Gwendolyn Brooks
Gwendolyn Brooks
Gwendolyn Brooks
Gwendolyn Brooks stands as a towering figure in American letters, the first African American to win the Pulitzer Prize when her 1950 honor for Annie Allen recognized a voice of uncompromising power and formal mastery. Born in Topeka, Kansas, and raised in Chicago’s South Side, Brooks created a body of work that elevated the everyday lives, struggles, and triumphs of Black Americans—particularly Black women and children—into the realm of high art without a trace of condescension or sentimentality. Her command of traditional poetic forms like the sonnet and ballad made her achievements all the more remarkable; she proved that experimental innovation and technical precision were not the province of any single tradition, and that the most challenging formal challenges could be met while writing about the most intimate human experiences.

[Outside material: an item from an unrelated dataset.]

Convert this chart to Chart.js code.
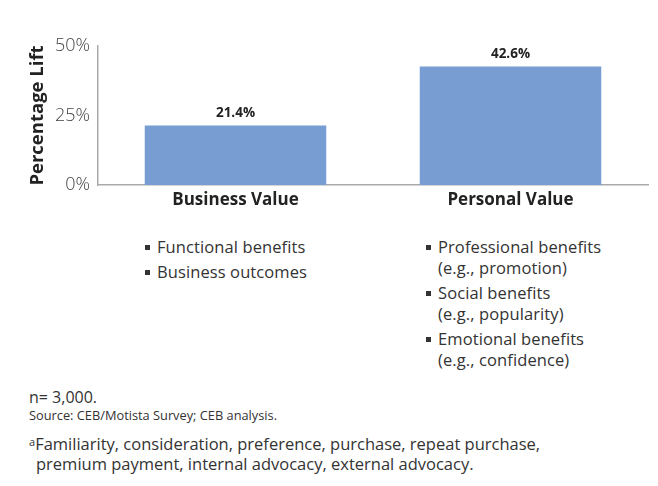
<!DOCTYPE html>
<html>
<head>
<meta charset="utf-8">
<script src="https://cdn.jsdelivr.net/npm/chart.js@4"></script>
<style>
  html, body { margin: 0; padding: 0; background: #fff; }
  body { width: 658px; height: 486px; position: relative; overflow: hidden; font-family: 'Open Sans', sans-serif; color: #333; }
  #chartBox { position: absolute; left: 0; top: 0; width: 658px; height: 220px; }
  .col { position: absolute; top: 236px; font-size: 16.5px; color: #333; letter-spacing: 0.1px; }
  .col .item { position: relative; padding-left: 12px; line-height: 21px; margin-bottom: 4px; white-space: nowrap; }
  .col .item::before { content: ''; position: absolute; left: 0; top: 9px; width: 5px; height: 5px; background: #333; }
  .note { position: absolute; white-space: nowrap; color: #333; }
</style>
</head>
<body>
<div id="chartBox"><canvas id="chart"></canvas></div>
<div class="col" id="colLeft" style="left:145px"></div>
<div class="col" id="colRight" style="left:426px"></div>
<div class="note" style="left:29px;top:387px;font-size:16px;line-height:20px">n= 3,000.</div>
<div class="note" style="left:29px;top:407px;font-size:12.8px;line-height:16px">Source: CEB/Motista Survey; CEB analysis.</div>
<div class="note" style="left:29px;top:432px;font-size:16.5px;line-height:20px"><span style="font-size:11px;vertical-align:4px">a</span>Familiarity, consideration, preference, purchase, repeat purchase,<br><span style="padding-left:7px">premium payment, internal advocacy, external advocacy.</span></div>
<script>
// chart data
const categories = ['Business Value', 'Personal Value'];
const liftValues = [21.4, 42.6];
const yTicks = [0, 25, 50];
const businessBullets = ['Functional benefits', 'Business outcomes'];
const personalBullets = ['Professional benefits\n(e.g., promotion)', 'Social benefits\n(e.g., popularity)', 'Emotional benefits\n(e.g., confidence)'];

function fillList(id, items) {
    const el = document.getElementById(id);
    items.forEach(t => {
        const d = document.createElement('div');
        d.className = 'item';
        d.innerHTML = t.replace('\n', '<br>');
        el.appendChild(d);
    });
}
fillList('colLeft', businessBullets);
fillList('colRight', personalBullets);

// value labels above bars
const barLabels = {
    id: 'barLabels',
    afterDatasetsDraw(chart) {
        const ctx = chart.ctx;
        const meta = chart.getDatasetMeta(0);
        ctx.save();
        ctx.font = 'bold 13.5px "Open Sans"';
        ctx.fillStyle = '#222';
        ctx.textAlign = 'center';
        ctx.textBaseline = 'middle';
        meta.data.forEach((bar, i) => {
            ctx.fillText(liftValues[i].toFixed(1) + '%', bar.x, bar.y - 12);
        });
        ctx.restore();
    }
};

new Chart(document.getElementById('chart'), {
    type: 'bar',
    data: {
        labels: categories,
        datasets: [{ data: liftValues, backgroundColor: '#789dd2', borderWidth: 0, barPercentage: 0.66, categoryPercentage: 1 }]
    },
    options: {
        responsive: true,
        maintainAspectRatio: false,
        animation: false,
        layout: { padding: { left: 27, right: 10, top: 46, bottom: 0 } },
        plugins: { legend: { display: false }, tooltip: { enabled: false } },
        scales: {
            x: {
                grid: { display: false, drawTicks: false },
                border: { color: '#aaa', width: 1.5 },
                ticks: { color: '#222', font: { family: 'Open Sans', size: 17, weight: 'bold' }, padding: 5 },
                afterFit: s => { s.height = 35; }
            },
            y: {
                min: 0, max: 50,
                afterBuildTicks: s => { s.ticks = yTicks.map(v => ({ value: v })); },
                grid: { display: false, drawTicks: false },
                border: { color: '#aaa', width: 1.5 },
                ticks: { color: '#444', font: { family: 'Open Sans', size: 18, weight: 300 }, padding: 8, callback: v => v + '%' },
                title: { display: true, text: 'Percentage Lift', color: '#222', font: { family: 'Open Sans', size: 18.5, weight: 'bold' }, padding: 0 },
                afterFit: s => { s.width = 71; }
            }
        }
    },
    plugins: [barLabels]
});
</script>
</body>
</html>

Annie Allen, the collection that brought her the Pulitzer, showcases Brooks’s signature style: language that swings between colloquial immediacy and lyrical sophistication, syntax that mirrors the rhythm of speech, and a keen eye for the telling detail that illuminates larger social realities. The volume traces a girl’s journey from childhood through womanhood, interwoven with meditations on war, family, and identity that resonate far beyond their specific moments. Throughout her prolific career, Brooks remained committed to accessibility and community, seeing poetry not as an elite pursuit but as a vital form of expression that belonged to everyone. Her legacy extends far beyond award recognition—she fundamentally changed what American poetry could be and who it could speak to.